Obama visits storm-battered New Jersey

Presidential campaign kicked back into action, with US president touring area ravaged by superstorm Sandy.

Barack Obama, the US president, is paying a visit to the state of New Jersey to see the damage done by superstorm Sandy, as the East Coast picks up the pieces in the wake of widespread destruction.

Obama, campaigning for re-election, landed in New Jersey on Wednesday to start a tour of areas devastated by flooding triggered by superstorm Sandy, after visiting Federal Emergency Management Agency headquarters earlier in the day.

Sandy killed at least 18 people in York, according to Mayor Michael Bloomberg, while at least 40 storm-related deaths were reported nationwide.

Accompanied by the federal government’s emergency relief director Craig Fugate, Obama linked up with New Jersey’s Republican Governor Chris Christie for the tour, appearing to re-start campagning he said he had put off until Thursday ahead of Tuesday’s national vote.

Christie, an outspoken ally of Republican presidential candidate Mitt Romney, has been effusive in his praise of Obama’s handling of the devastating storm, raising eyebrows in his own party.

As the campaign returned to normal on Wednesday, Al Jazeera’s John Terrett reported from Egg Harbor Township in New Jersey.

“He’s going to tour New Jersey to see the damage,” Terrett reported. “While all this [the storm] is going on, both men [Obama and Romney] are trying to seem presidential.”

Pleas for donations

The governor greeted the president at the steps of Air Force One after his short flight from Washington and the two men boarded Obama’s Marine One helicopter for an aerial tour of the disaster area.

Obama left the campaign trail on Monday to return to Washington to manage the federal relief effort.

Romney, who had also mostly suspended campaigning out of sensitivity to storm victims, was back stumping for voters, in Florida, on Wednesday, albeit on a muted level.

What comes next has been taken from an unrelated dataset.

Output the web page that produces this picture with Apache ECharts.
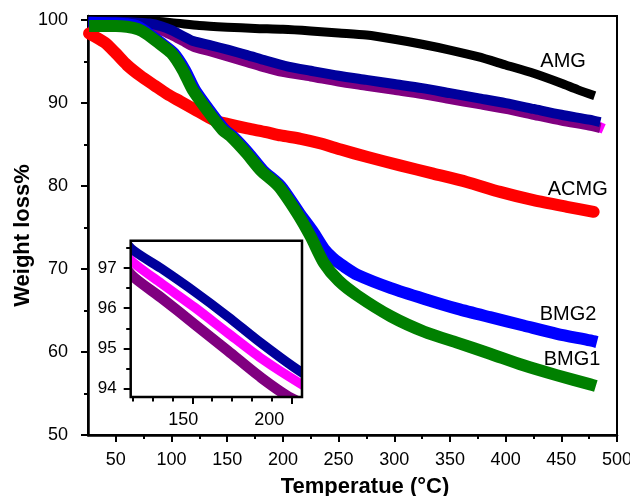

“Please, if you have an extra dollar or two, please, send them along and keep the people who have been in harm’s way … in your thoughts and prayers,” he told about 2,000 people in a Florida airport hangar, as American Red Cross donation messages flashed on large video screens.

“We come together in times like this, and we want to make sure they have a speedy and quick recovery from their financial and, in many cases personal, loss,” Romney added.

Romney about-turn

The visit by Obama to FEMA was his second visit in four days. He told reporters on Sunday that the government would “respond big and respond fast” after the massive storm made landfall.

Only last year, as Romney tacked to the right while battling for his party’s nomination, he appeared to suggest in a debate that the FEMA should be shut down and its responsibilities left to the states.

Now, a week before election day, in the wake of a massive disaster, Romney’s campaign is reassuring voters that his administration would not leave disaster victims in the lurch.

A spokesperson for Romney’s campaign, Amanda Henneberg, promised that “a Romney-Ryan [the Republican vice presidential candidate] administration will always ensure that disaster funding is there for those in need. Period”.

Meanwhile, New York Governor Andrew Cuomo said limited subway service would begin on Thursday, four days after shutting down ahead of the arrival of Sandy, the storm that brought unprecedented flooding to the world’s
financial capital.

Limited service on suburban commuter rail lines serving Long Island to the east and Westchester County and Connecticut to the north will resume on Wednesday afternoon, Cuomo said at a news conference on Wednesday.

Fuel supplies on the East Coast showed signs of improving on Wednesday as power was restored to a key energy hub in New Jersey, although a key pipeline may remain out of service until Friday.

The second-largest refinery was unable to say when it might resume production.

Phillips 66 confirmed it had restored power to its 238,000-barrel-per-day Bayway refinery in New Jersey after Hurricane Sandy’s storm surge caused “some” flooding at the plant and cut its power.

But executives provided no damage assessment or time frame for resuming output.

“There was some flooding in low lying areas of the refinery but flood waters have since receded and as of this morning power has been restored at Bayway,” Phillips 66’s chief financial officer Greg Maxwell said on a call with analysts.

“We are currently assessing the condition of the assets in a decision on resuming operations will be made once this
asessionment is complete.”

Trading returns

In New York, the stock exchange opened on Wednesday morning, Al Jazeera’s Scott Heidler reported.

“It’s not going to happen overnight. In some cases, it might take several weeks,” he said from New York, noting ongoing problems with the buses and subway system.

Political analyst Edward Wyckoff Williams told Al Jazeera that the storm is likely to have an impact on the election.

“Turnout is very critical in the state of Pennsylvania and Michigan,” he added.

Extreme weather conditions in those states could prevent some voters on election day, Williams said, but early voting could help balance the difference in Obama’s favour.

In the state of West Virginia, a legislative candidate was reported killed, the third casualty in accidents related to weather from superstorm Sandy.